Task objective: For this exercise, output only the lines between the "Generate a web" line and the "Serif, Times New" line, both of them included, and skip all pictures.

(Source code of charts)
○ ○ ○ ○ ○

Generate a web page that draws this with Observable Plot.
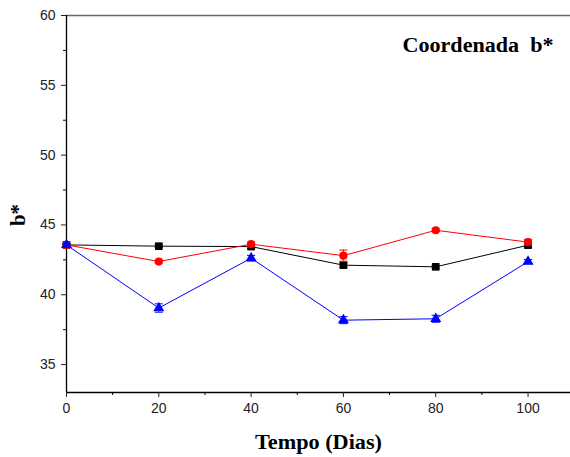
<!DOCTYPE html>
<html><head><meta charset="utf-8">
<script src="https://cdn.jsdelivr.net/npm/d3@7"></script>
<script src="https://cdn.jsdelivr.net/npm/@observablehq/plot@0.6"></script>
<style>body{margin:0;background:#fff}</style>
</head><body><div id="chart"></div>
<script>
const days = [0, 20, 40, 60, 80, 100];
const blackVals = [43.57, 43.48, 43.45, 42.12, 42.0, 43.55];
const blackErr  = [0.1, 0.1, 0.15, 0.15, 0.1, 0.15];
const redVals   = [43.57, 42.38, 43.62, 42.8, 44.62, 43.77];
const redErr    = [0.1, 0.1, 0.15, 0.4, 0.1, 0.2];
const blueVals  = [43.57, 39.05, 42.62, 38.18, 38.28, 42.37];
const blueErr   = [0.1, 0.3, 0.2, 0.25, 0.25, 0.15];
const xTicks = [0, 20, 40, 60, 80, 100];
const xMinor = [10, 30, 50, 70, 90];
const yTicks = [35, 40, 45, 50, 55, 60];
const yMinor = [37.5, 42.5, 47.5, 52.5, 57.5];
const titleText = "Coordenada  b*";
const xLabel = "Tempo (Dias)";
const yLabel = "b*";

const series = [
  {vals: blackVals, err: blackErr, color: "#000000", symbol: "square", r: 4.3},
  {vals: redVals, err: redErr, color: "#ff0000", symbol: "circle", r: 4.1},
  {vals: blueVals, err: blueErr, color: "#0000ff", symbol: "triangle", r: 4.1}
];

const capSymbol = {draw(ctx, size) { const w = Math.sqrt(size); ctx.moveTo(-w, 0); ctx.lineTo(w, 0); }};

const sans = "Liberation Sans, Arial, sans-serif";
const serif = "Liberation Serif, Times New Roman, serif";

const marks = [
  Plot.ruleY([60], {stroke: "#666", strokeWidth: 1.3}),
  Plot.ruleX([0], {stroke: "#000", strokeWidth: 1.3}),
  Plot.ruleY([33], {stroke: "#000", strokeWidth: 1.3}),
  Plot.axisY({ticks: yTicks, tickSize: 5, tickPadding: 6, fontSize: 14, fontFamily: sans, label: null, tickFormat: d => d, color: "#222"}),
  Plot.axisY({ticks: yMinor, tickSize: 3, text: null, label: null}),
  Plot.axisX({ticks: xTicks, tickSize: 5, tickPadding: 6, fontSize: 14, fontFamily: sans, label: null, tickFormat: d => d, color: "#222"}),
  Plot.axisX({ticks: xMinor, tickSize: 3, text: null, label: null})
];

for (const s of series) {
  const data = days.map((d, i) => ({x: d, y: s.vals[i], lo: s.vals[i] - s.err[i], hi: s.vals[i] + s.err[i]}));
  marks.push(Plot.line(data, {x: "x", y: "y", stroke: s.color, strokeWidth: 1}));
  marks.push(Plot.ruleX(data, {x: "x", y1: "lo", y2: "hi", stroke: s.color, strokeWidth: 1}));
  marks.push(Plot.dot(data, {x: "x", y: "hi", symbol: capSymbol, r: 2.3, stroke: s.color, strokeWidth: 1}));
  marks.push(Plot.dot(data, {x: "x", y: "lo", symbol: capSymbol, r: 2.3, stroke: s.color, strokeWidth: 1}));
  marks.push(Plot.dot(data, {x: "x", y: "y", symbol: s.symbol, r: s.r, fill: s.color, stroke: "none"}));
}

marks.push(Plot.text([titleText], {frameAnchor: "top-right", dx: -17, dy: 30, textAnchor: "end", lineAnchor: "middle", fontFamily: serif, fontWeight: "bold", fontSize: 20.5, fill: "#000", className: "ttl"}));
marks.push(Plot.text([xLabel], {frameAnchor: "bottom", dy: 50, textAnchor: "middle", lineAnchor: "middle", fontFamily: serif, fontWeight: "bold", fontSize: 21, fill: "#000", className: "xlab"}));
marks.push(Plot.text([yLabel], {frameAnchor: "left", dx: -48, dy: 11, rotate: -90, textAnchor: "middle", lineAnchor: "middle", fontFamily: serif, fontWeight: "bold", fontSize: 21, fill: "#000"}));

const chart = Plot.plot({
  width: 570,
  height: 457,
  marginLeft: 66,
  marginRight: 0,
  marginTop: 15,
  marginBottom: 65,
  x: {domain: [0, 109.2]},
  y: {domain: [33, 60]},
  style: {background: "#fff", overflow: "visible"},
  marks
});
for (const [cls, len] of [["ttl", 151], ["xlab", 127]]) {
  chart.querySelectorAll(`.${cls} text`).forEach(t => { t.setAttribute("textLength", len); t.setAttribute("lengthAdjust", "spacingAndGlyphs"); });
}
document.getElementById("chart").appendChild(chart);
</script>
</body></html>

○ ○ ○ ○ ○

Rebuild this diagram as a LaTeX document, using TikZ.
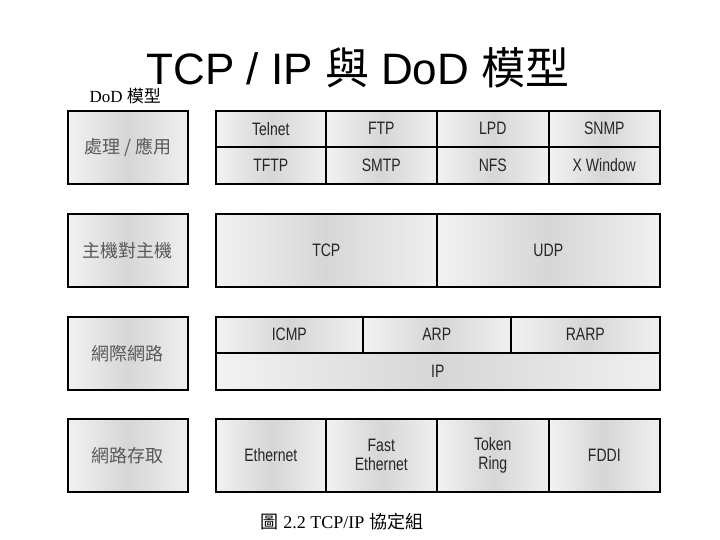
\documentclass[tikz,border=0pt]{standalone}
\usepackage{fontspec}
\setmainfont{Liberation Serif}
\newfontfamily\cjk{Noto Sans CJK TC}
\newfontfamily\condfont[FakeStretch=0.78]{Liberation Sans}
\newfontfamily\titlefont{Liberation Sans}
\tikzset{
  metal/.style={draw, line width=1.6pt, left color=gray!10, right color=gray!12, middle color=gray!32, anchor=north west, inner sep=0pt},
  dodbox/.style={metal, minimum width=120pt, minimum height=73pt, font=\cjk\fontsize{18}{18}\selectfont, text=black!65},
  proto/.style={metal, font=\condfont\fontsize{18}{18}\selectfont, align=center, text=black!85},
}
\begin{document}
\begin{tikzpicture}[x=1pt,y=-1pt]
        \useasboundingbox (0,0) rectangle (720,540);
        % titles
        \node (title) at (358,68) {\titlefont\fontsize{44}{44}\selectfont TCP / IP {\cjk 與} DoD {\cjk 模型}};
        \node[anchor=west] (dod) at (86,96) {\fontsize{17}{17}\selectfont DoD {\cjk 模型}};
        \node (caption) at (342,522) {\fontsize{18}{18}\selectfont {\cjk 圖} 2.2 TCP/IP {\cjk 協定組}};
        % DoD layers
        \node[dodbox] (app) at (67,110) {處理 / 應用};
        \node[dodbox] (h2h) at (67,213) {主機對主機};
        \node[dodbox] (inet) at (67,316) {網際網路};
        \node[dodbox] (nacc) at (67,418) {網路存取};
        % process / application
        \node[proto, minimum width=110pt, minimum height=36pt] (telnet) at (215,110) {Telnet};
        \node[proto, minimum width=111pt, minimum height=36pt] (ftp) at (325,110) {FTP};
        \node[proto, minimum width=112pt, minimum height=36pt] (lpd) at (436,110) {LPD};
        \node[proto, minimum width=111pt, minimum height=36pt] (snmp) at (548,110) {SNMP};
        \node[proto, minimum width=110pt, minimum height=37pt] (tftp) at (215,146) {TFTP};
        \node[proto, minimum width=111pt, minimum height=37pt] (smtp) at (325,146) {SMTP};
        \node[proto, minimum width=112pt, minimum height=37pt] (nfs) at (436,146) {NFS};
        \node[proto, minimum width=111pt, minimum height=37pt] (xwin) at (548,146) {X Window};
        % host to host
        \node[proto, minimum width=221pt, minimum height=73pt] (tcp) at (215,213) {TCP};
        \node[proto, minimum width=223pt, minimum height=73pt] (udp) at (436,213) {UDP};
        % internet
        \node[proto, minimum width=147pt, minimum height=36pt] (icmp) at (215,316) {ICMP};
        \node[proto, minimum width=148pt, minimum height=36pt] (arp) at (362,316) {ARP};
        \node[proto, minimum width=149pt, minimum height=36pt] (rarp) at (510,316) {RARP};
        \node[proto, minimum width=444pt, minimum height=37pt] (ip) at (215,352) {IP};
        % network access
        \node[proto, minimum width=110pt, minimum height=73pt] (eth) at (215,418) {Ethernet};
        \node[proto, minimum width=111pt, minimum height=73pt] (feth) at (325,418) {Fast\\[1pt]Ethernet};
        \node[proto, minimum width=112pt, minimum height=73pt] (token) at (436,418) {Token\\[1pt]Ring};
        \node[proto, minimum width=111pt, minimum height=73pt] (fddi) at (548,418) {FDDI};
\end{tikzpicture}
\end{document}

○ ○ ○ ○ ○

Solution to this task:
Generate a web page that draws this with Observable Plot.
<!DOCTYPE html>
<html><head><meta charset="utf-8">
<script src="https://cdn.jsdelivr.net/npm/d3@7"></script>
<script src="https://cdn.jsdelivr.net/npm/@observablehq/plot@0.6"></script>
<style>body{margin:0;background:#fff}</style>
</head><body><div id="chart"></div>
<script>
const days = [0, 20, 40, 60, 80, 100];
const blackVals = [43.57, 43.48, 43.45, 42.12, 42.0, 43.55];
const blackErr  = [0.1, 0.1, 0.15, 0.15, 0.1, 0.15];
const redVals   = [43.57, 42.38, 43.62, 42.8, 44.62, 43.77];
const redErr    = [0.1, 0.1, 0.15, 0.4, 0.1, 0.2];
const blueVals  = [43.57, 39.05, 42.62, 38.18, 38.28, 42.37];
const blueErr   = [0.1, 0.3, 0.2, 0.25, 0.25, 0.15];
const xTicks = [0, 20, 40, 60, 80, 100];
const xMinor = [10, 30, 50, 70, 90];
const yTicks = [35, 40, 45, 50, 55, 60];
const yMinor = [37.5, 42.5, 47.5, 52.5, 57.5];
const titleText = "Coordenada  b*";
const xLabel = "Tempo (Dias)";
const yLabel = "b*";

const series = [
  {vals: blackVals, err: blackErr, color: "#000000", symbol: "square", r: 4.3},
  {vals: redVals, err: redErr, color: "#ff0000", symbol: "circle", r: 4.1},
  {vals: blueVals, err: blueErr, color: "#0000ff", symbol: "triangle", r: 4.1}
];

const capSymbol = {draw(ctx, size) { const w = Math.sqrt(size); ctx.moveTo(-w, 0); ctx.lineTo(w, 0); }};

const sans = "Liberation Sans, Arial, sans-serif";
const serif = "Liberation Serif, Times New Roman, serif";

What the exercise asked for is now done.